→ THE REQUEST: Reproduce the listing below exactly. Pictures do not belong in the copy.
--- BEGIN COLLECTED MATERIAL ---
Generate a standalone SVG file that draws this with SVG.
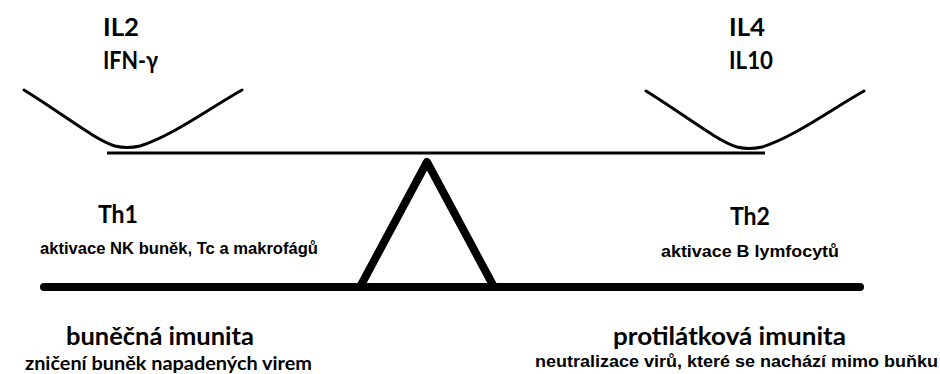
<svg xmlns="http://www.w3.org/2000/svg" width="940" height="374" viewBox="0 0 940 374">
  <style>
    .head { font-family: Lato, "Open Sans", "Liberation Sans", sans-serif; font-weight: 700; fill: #000; }
    .note { font-family: "Liberation Sans", Arial, sans-serif; font-weight: 700; fill: #000; }
    .cup { fill: none; stroke: #000; stroke-width: 3; stroke-linecap: round; }
  </style>
  <defs>
    <path id="cup-shape" d="M24,90 C60,112 95,140 115,146 Q127,149 140,146 C172,136 210,108 242,90"/>
  </defs>
  <rect width="940" height="374" fill="#fff"/>

  <g id="connectors">
    <!-- balance beam -->
    <line x1="107" y1="153" x2="765" y2="153" stroke="#000" stroke-width="3"/>
    <!-- fulcrum -->
    <polyline points="360,287 427,162 494,287" fill="none" stroke="#000" stroke-width="8" stroke-linejoin="round"/>
    <!-- ground -->
    <line x1="44" y1="287" x2="860" y2="287" stroke="#000" stroke-width="8" stroke-linecap="round"/>
  </g>

  <g id="pan-left">
    <use href="#cup-shape" class="cup"/>
    <text class="head" x="103" y="36" font-size="25" textLength="36" lengthAdjust="spacingAndGlyphs">IL2</text>
    <text class="head" x="103" y="69" font-size="25" textLength="55" lengthAdjust="spacingAndGlyphs">IFN-γ</text>
  </g>

  <g id="pan-right">
    <use href="#cup-shape" class="cup" transform="translate(622,1)"/>
    <text class="head" x="729" y="36" font-size="25" textLength="36" lengthAdjust="spacingAndGlyphs">IL4</text>
    <text class="head" x="729" y="69" font-size="25" textLength="44" lengthAdjust="spacingAndGlyphs">IL10</text>
  </g>

  <g id="th1">
    <text class="head" x="98" y="223" font-size="25" textLength="40" lengthAdjust="spacingAndGlyphs">Th1</text>
    <text class="note" x="40" y="254" font-size="16.5" textLength="278" lengthAdjust="spacingAndGlyphs">aktivace NK buněk, Tc a makrofágů</text>
  </g>

  <g id="th2">
    <text class="head" x="730" y="225" font-size="25" textLength="40" lengthAdjust="spacingAndGlyphs">Th2</text>
    <text class="note" x="661" y="257" font-size="16.5" textLength="178" lengthAdjust="spacingAndGlyphs">aktivace B lymfocytů</text>
  </g>

  <g id="cellular">
    <text class="head" x="66" y="345" font-size="24" textLength="188" lengthAdjust="spacingAndGlyphs">buněčná imunita</text>
    <text class="head" x="25" y="370" font-size="19" textLength="287" lengthAdjust="spacingAndGlyphs">zničení buněk napadených virem</text>
  </g>

  <g id="humoral">
    <text class="head" x="613" y="345" font-size="24" textLength="233" lengthAdjust="spacingAndGlyphs">protilátková imunita</text>
    <text class="note" x="535" y="367" font-size="16.5" textLength="403" lengthAdjust="spacingAndGlyphs">neutralizace virů, které se nachází mimo buňku</text>
  </g>
</svg>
--- END COLLECTED MATERIAL ---
→ OUTPUT FOR THIS EXERCISE:
Generate a standalone SVG file that draws this with SVG.
<svg xmlns="http://www.w3.org/2000/svg" width="940" height="374" viewBox="0 0 940 374">
  <style>
    .head { font-family: Lato, "Open Sans", "Liberation Sans", sans-serif; font-weight: 700; fill: #000; }
    .note { font-family: "Liberation Sans", Arial, sans-serif; font-weight: 700; fill: #000; }
    .cup { fill: none; stroke: #000; stroke-width: 3; stroke-linecap: round; }
  </style>
  <defs>
    <path id="cup-shape" d="M24,90 C60,112 95,140 115,146 Q127,149 140,146 C172,136 210,108 242,90"/>
  </defs>
  <rect width="940" height="374" fill="#fff"/>

  <g id="connectors">
    <!-- balance beam -->
    <line x1="107" y1="153" x2="765" y2="153" stroke="#000" stroke-width="3"/>
    <!-- fulcrum -->
    <polyline points="360,287 427,162 494,287" fill="none" stroke="#000" stroke-width="8" stroke-linejoin="round"/>
    <!-- ground -->
    <line x1="44" y1="287" x2="860" y2="287" stroke="#000" stroke-width="8" stroke-linecap="round"/>
  </g>

  <g id="pan-left">
    <use href="#cup-shape" class="cup"/>
    <text class="head" x="103" y="36" font-size="25" textLength="36" lengthAdjust="spacingAndGlyphs">IL2</text>
    <text class="head" x="103" y="69" font-size="25" textLength="55" lengthAdjust="spacingAndGlyphs">IFN-γ</text>
  </g>

  <g id="pan-right">
    <use href="#cup-shape" class="cup" transform="translate(622,1)"/>
    <text class="head" x="729" y="36" font-size="25" textLength="36" lengthAdjust="spacingAndGlyphs">IL4</text>
    <text class="head" x="729" y="69" font-size="25" textLength="44" lengthAdjust="spacingAndGlyphs">IL10</text>
  </g>

  <g id="th1">
    <text class="head" x="98" y="223" font-size="25" textLength="40" lengthAdjust="spacingAndGlyphs">Th1</text>
    <text class="note" x="40" y="254" font-size="16.5" textLength="278" lengthAdjust="spacingAndGlyphs">aktivace NK buněk, Tc a makrofágů</text>
  </g>

  <g id="th2">
    <text class="head" x="730" y="225" font-size="25" textLength="40" lengthAdjust="spacingAndGlyphs">Th2</text>
    <text class="note" x="661" y="257" font-size="16.5" textLength="178" lengthAdjust="spacingAndGlyphs">aktivace B lymfocytů</text>
  </g>

  <g id="cellular">
    <text class="head" x="66" y="345" font-size="24" textLength="188" lengthAdjust="spacingAndGlyphs">buněčná imunita</text>
    <text class="head" x="25" y="370" font-size="19" textLength="287" lengthAdjust="spacingAndGlyphs">zničení buněk napadených virem</text>
  </g>

  <g id="humoral">
    <text class="head" x="613" y="345" font-size="24" textLength="233" lengthAdjust="spacingAndGlyphs">protilátková imunita</text>
    <text class="note" x="535" y="367" font-size="16.5" textLength="403" lengthAdjust="spacingAndGlyphs">neutralizace virů, které se nachází mimo buňku</text>
  </g>
</svg>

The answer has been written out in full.